• Extracted entries:
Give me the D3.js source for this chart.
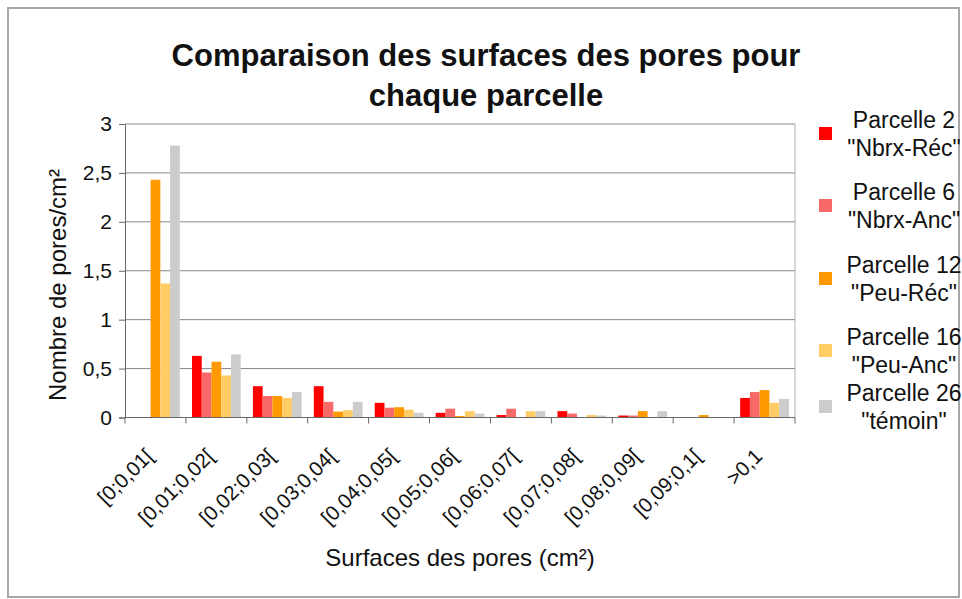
<!DOCTYPE html>
<html>
<head>
<meta charset="utf-8">
<script src="https://cdn.jsdelivr.net/npm/d3@7"></script>
<style>
  body { margin: 0; background: #fff; }
  svg { display: block; }
  text { font-family: Arial, "Liberation Sans", sans-serif; fill: #111; }
</style>
</head>
<body>
<svg id="chart" width="962" height="599"></svg>
<script>
// Pore-size classes (cm²)
const categories = [
  "[0;0,01[", "[0,01;0,02[", "[0,02;0,03[", "[0,03;0,04[", "[0,04;0,05[",
  "[0,05;0,06[", "[0,06;0,07[", "[0,07;0,08[", "[0,08;0,09[", "[0,09;0,1[", ">0,1"
];

// Number of pores per cm² for each plot
const parcelle2  = [0,    0.63, 0.32, 0.32, 0.15,  0.048, 0.025, 0.065, 0.02,  0,     0.20];
const parcelle6  = [0,    0.46, 0.22, 0.16, 0.10,  0.09,  0.09,  0.04,  0.02,  0,     0.26];
const parcelle12 = [2.43, 0.57, 0.22, 0.06, 0.105, 0.015, 0,     0,     0.065, 0.025, 0.28];
const parcelle16 = [1.37, 0.43, 0.20, 0.075,0.08,  0.065, 0.065, 0.025, 0,     0,     0.15];
const parcelle26 = [2.78, 0.645,0.26, 0.16, 0.048, 0.04,  0.065, 0.02,  0.065, 0,     0.19];

const seriesLabels = [
  ["Parcelle 2", "\"Nbrx-Réc\""],
  ["Parcelle 6", "\"Nbrx-Anc\""],
  ["Parcelle 12", "\"Peu-Réc\""],
  ["Parcelle 16", "\"Peu-Anc\""],
  ["Parcelle 26", "\"témoin\""]
];
const yTicks = [0, 0.5, 1, 1.5, 2, 2.5, 3];

const titleLines = ["Comparaison des surfaces des pores pour", "chaque parcelle"];
const xTitle = "Surfaces des pores (cm²)";
const yTitle = "Nombre de pores/cm²";

// Styling and layout
const seriesValues = [parcelle2, parcelle6, parcelle12, parcelle16, parcelle26];
const seriesColors = ["#ff0000", "#f86a6a", "#ff9900", "#ffcc66", "#cccccc"];
const plot = { left: 125, right: 795, top: 124, bottom: 417.5 };
const legendRowY = [134, 206, 279, 351, 407];

const svg = d3.select("#chart");

// Outer frame
svg.append("rect")
  .attr("x", 8).attr("y", 8).attr("width", 951).attr("height", 589)
  .attr("fill", "#fff").attr("stroke", "#a8a8a8").attr("stroke-width", 2);

const x0 = d3.scaleBand().domain(categories)
  .range([plot.left, plot.right]).paddingInner(0.2).paddingOuter(0.1);
const x1 = d3.scaleBand().domain(d3.range(seriesValues.length))
  .range([0, x0.bandwidth()]);
const y = d3.scaleLinear().domain([0, 3]).range([plot.bottom, plot.top]);

// Horizontal gridlines
svg.append("g").selectAll("line")
  .data(yTicks.filter(t => t > 0))
  .join("line")
  .attr("x1", plot.left).attr("x2", plot.right)
  .attr("y1", d => y(d)).attr("y2", d => y(d))
  .attr("stroke", "#878787").attr("stroke-width", 1);

// Right edge of plot area
svg.append("line")
  .attr("x1", plot.right).attr("x2", plot.right)
  .attr("y1", plot.top).attr("y2", plot.bottom)
  .attr("stroke", "#b0b0b0").attr("stroke-width", 1);

// Bars
const groups = svg.append("g").selectAll("g")
  .data(categories)
  .join("g")
  .attr("transform", d => `translate(${x0(d)},0)`);

groups.selectAll("rect")
  .data((d, i) => seriesValues.map((vals, s) => ({ s, v: vals[i] })))
  .join("rect")
  .attr("x", d => x1(d.s))
  .attr("width", x1.bandwidth())
  .attr("y", d => y(d.v))
  .attr("height", d => y(0) - y(d.v))
  .attr("fill", d => seriesColors[d.s]);

// Y axis
const yAxis = d3.axisLeft(y)
  .tickValues(yTicks)
  .tickFormat(d => String(d).replace(".", ","))
  .tickSize(6).tickPadding(7);
const gy = svg.append("g").attr("transform", `translate(${plot.left},0)`).call(yAxis);
gy.select(".domain").attr("stroke", "#666");
gy.selectAll(".tick line").attr("stroke", "#666");
gy.selectAll(".tick text").attr("font-size", 21).attr("fill", "#111")
  .style("font-family", "Arial, 'Liberation Sans', sans-serif");

// X axis: baseline, boundary ticks, rotated labels
const step = x0.step();
svg.append("line")
  .attr("x1", plot.left).attr("x2", plot.right)
  .attr("y1", plot.bottom).attr("y2", plot.bottom)
  .attr("stroke", "#666");
svg.append("g").selectAll("line")
  .data(d3.range(categories.length + 1))
  .join("line")
  .attr("x1", i => plot.left + i * step).attr("x2", i => plot.left + i * step)
  .attr("y1", plot.bottom).attr("y2", plot.bottom + 6)
  .attr("stroke", "#666");

svg.append("g").selectAll("text")
  .data(categories)
  .join("text")
  .attr("transform", d => `translate(${x0(d) + x0.bandwidth() / 2 - 1},${plot.bottom + 40}) rotate(-45)`)
  .attr("text-anchor", "end")
  .attr("font-size", 20.5)
  .text(d => d);

// Title
svg.append("g").selectAll("text")
  .data(titleLines)
  .join("text")
  .attr("x", 486).attr("y", (d, i) => 66 + i * 40)
  .attr("text-anchor", "middle")
  .attr("font-size", 31).attr("font-weight", "bold")
  .text(d => d);

// Axis titles
svg.append("text")
  .attr("x", 460).attr("y", 566)
  .attr("text-anchor", "middle").attr("font-size", 24)
  .text(xTitle);
svg.append("text")
  .attr("transform", `translate(66,285) rotate(-90)`)
  .attr("text-anchor", "middle").attr("font-size", 24)
  .text(yTitle);

// Legend
const legend = svg.append("g").selectAll("g")
  .data(seriesLabels)
  .join("g")
  .attr("transform", (d, i) => `translate(0,${legendRowY[i]})`);
legend.append("rect")
  .attr("x", 819).attr("y", -7).attr("width", 13).attr("height", 13)
  .attr("fill", (d, i) => seriesColors[i]);
legend.append("text")
  .attr("x", 904).attr("text-anchor", "middle").attr("font-size", 23)
  .selectAll("tspan")
  .data(d => d)
  .join("tspan")
  .attr("x", 904)
  .attr("y", (d, j) => j === 0 ? -6 : 22)
  .text(d => d);
</script>
</body>
</html>
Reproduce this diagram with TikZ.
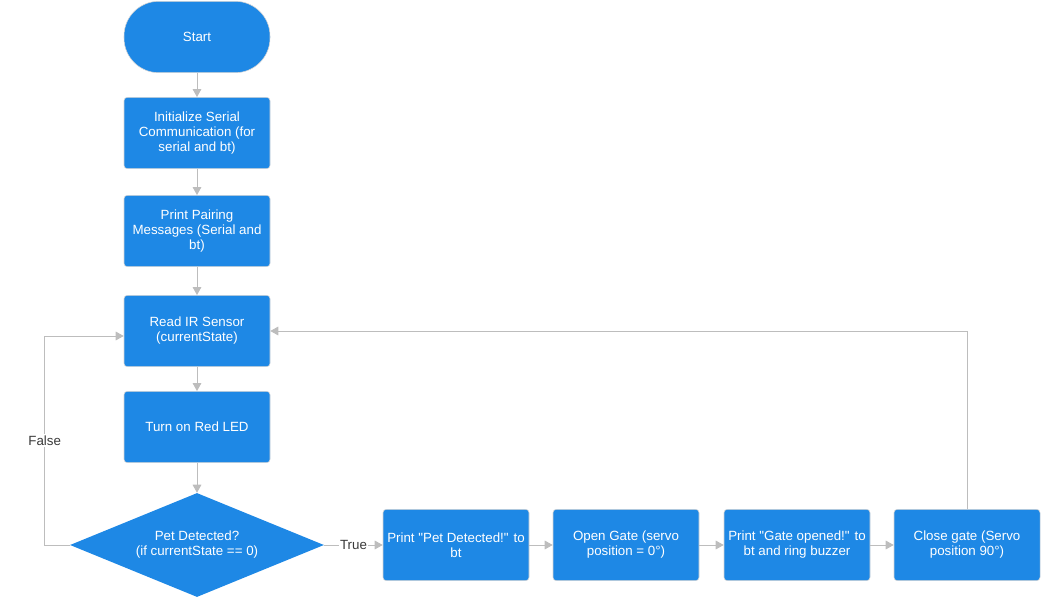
\documentclass[tikz,border=0pt]{standalone}
\usepackage{fontspec}
\setmainfont{Liberation Sans}
\usetikzlibrary{positioning,arrows.meta,shapes.geometric}
\definecolor{stepblue}{HTML}{1E88E5}
\definecolor{stepedge}{HTML}{D4D4D4}
\definecolor{linkgray}{HTML}{BDBDBD}
\definecolor{labelink}{HTML}{3A3A3A}
\newcommand{\dq}{\textquotedbl}

\begin{document}
\begin{tikzpicture}[x=0.75pt,y=-0.75pt,>={Triangle[length=6pt,width=6.5pt]},
  proc/.style={rectangle,draw=stepedge,fill=stepblue,rounded corners=2.5pt,minimum width=109.5pt,minimum height=53.5pt,inner sep=0pt,align=center,text=white,font=\fontsize{10}{11.25}\selectfont},
  term/.style={proc,rounded corners=26pt},
  decide/.style={diamond,aspect=2.44,draw=none,fill=stepblue,minimum width=190.5pt,minimum height=78pt,inner sep=-4pt,align=center,text=white,font=\fontsize{10}{11.25}\selectfont},
  link/.style={->,draw=linkgray,line width=0.75pt},
  lab/.style={fill=white,text=labelink,inner sep=1pt,font=\fontsize{10}{11.25}\selectfont}]
  \useasboundingbox (0,0) rectangle (1048,602);
  % main column
  \node[term] (start) at (197,37) {Start};
  \node[proc] (init) at (197,133) {Initialize Serial\\Communication (for\\serial and bt)};
  \node[proc] (pair) at (197,231) {Print Pairing\\Messages (Serial and\\bt)};
  \node[proc] (read) at (197,331) {Read IR Sensor\\(currentState)};
  \node[proc] (led) at (197,427) {Turn on Red LED};
  \node[decide] (pet) at (197,545) {Pet Detected?\\(if currentState == 0)};
  % true branch
  \node[proc] (msg) at (456,545) {Print \dq Pet Detected!\dq{} to\\bt};
  \node[proc] (open) at (626,545) {Open Gate (servo\\position = 0°)};
  \node[proc] (buzz) at (797,545) {Print \dq Gate opened!\dq{} to\\bt and ring buzzer};
  \node[proc] (close) at (967,545) {Close gate (Servo\\position 90°)};
  % connectors
  \draw[link] (start) -- (init);
  \draw[link] (init) -- (pair);
  \draw[link] (pair) -- (read);
  \draw[link] (read) -- (led);
  \draw[link] (led) -- (pet);
  \draw[link] (pet.east) -- node[lab] {True} (msg.west);
  \draw[link] (msg) -- (open);
  \draw[link] (open) -- (buzz);
  \draw[link] (buzz) -- (close);
  % loops back to the sensor
  \draw[link] (pet.west) -- ++(-25,0) |- node[lab,pos=0.25] {False} ([yshift=-3.75pt]read.west);
  \draw[link] (close.north) |- (read.east);
\end{tikzpicture}
\end{document}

• Task details: List every line from the entries above in which "this" appears.

• Result below:
Give me the D3.js source for this chart.
Reproduce this diagram with TikZ.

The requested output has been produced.